In general, tattooing in China has not reached the same level of art as in many Western countries.

"Many people are still worried what others, like their parents, boyfriends or colleagues, will think of them if they see the tattoo." This can be artistically constraining.

Zhuo herself isn't inhibited. Heads turn to see the tattooed lady with designs up her throat and extending to many fingers.

Zhuo goes for the unique. An art lover and painting student, she got her first tattoo when she was 19, from a traveling tattooist who stopped in Harbin, capital city of her hometown Heilongjiang Province. It was love at first sight with the then almost-unheard-of art "because it was rare."

Such a nonconformist wants her art to be unique as well. She doesn't copy and often chats with customers before designing their tattoos.

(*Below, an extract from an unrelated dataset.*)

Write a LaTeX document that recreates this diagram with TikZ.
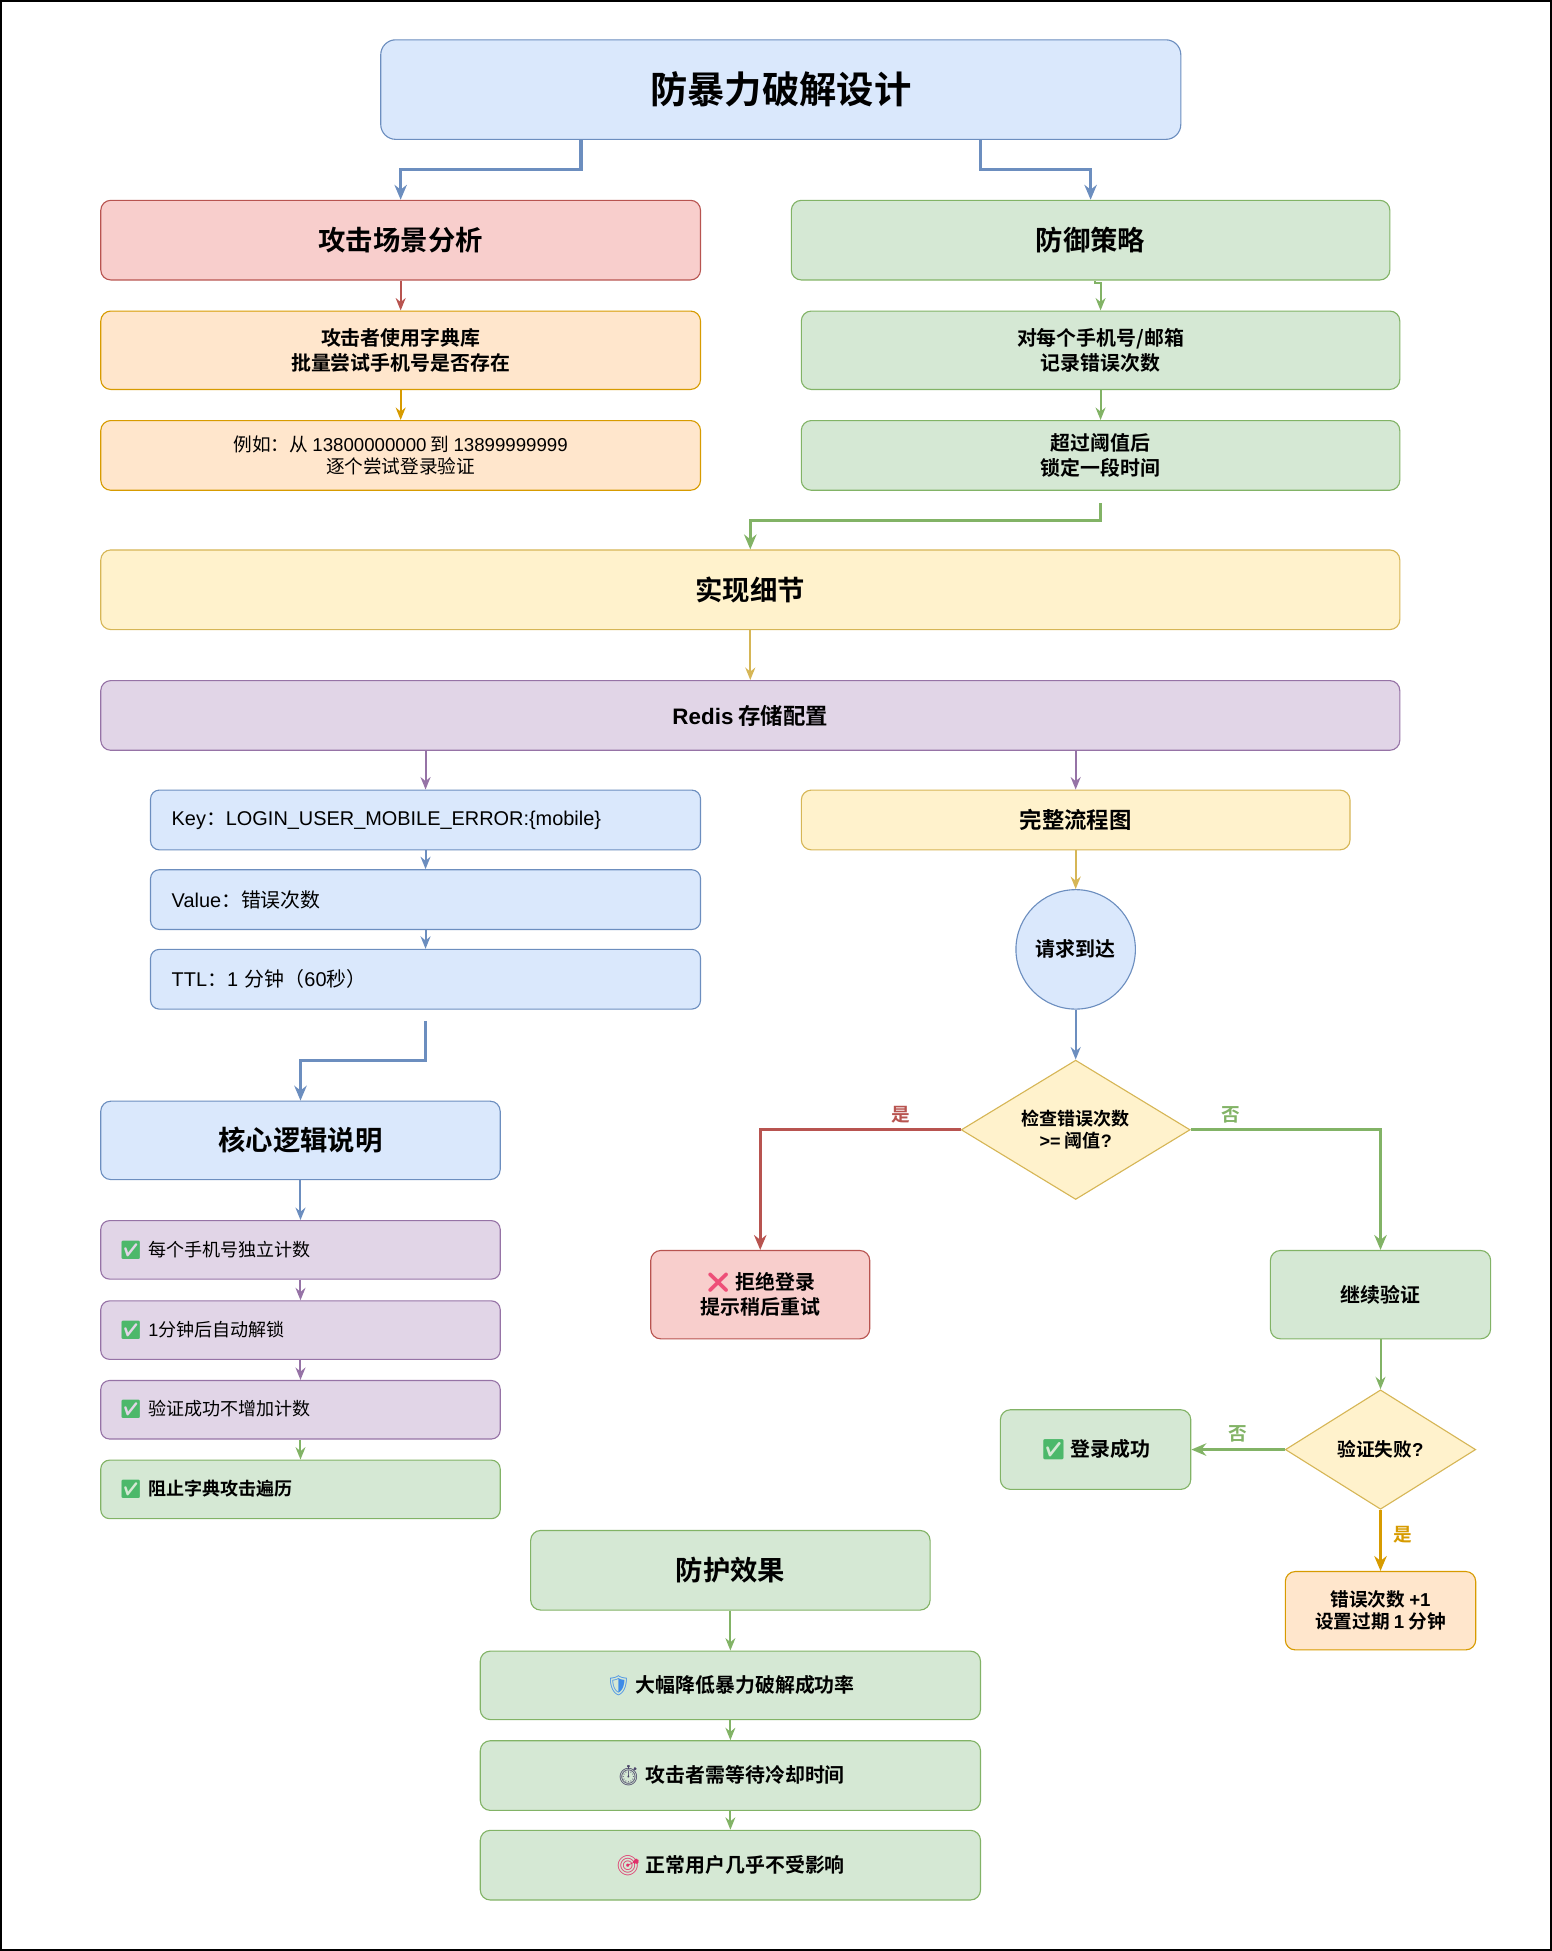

"A tattoo should commemorate a part of one's life and it should be unique for each individual," says Zhuo. "I can't bear to think that millions of tattoos would be identical to a tattoo that I copied from someone else's design."

She does her own version of popular dragons, tigers, flowers, vines, wing, butterflies and crosses, as well as innovative designs from Chinese paintings, such as bamboo, or Buddha's head.

She often tires of young Chinese women who hesitate because they fear their boyfriends might not like their tattoo. Many end up getting a small anklet tattoo that could be mistaken for jewelry.

These worries may not be excessive: 29-year-old Yang Lin just had a big fight with his girlfriend when he saw her tattoo, done two weeks ago.

"I know a tattoo is nothing bad today, but I just can't get rid of the idea," says Yang. "I find myself suddenly looking at her from different angles. I can't help thinking that she might be more open than I expected."

Before and after tattoo

Check whether the shop's environment is clean and neat.

Check whether the tattooist uses disposable facilities, especially the needle and the gloves.

Check the quality and country of the ink.

Check the tattooist's past works.

Usually, a tattooist who can sketch and design is better.

No alcohol the day before tattoo.

Eat breakfast on the day of tattoo.

Relax during the process, because the pain reduces if you relax.

Shower quickly every day afterward. No soap on the tattoo.

No sauna or swimming before it heals.

Do not use ointment other than the tattoo cream.

Restrain from alcohol, spicy food or seafood before it heals.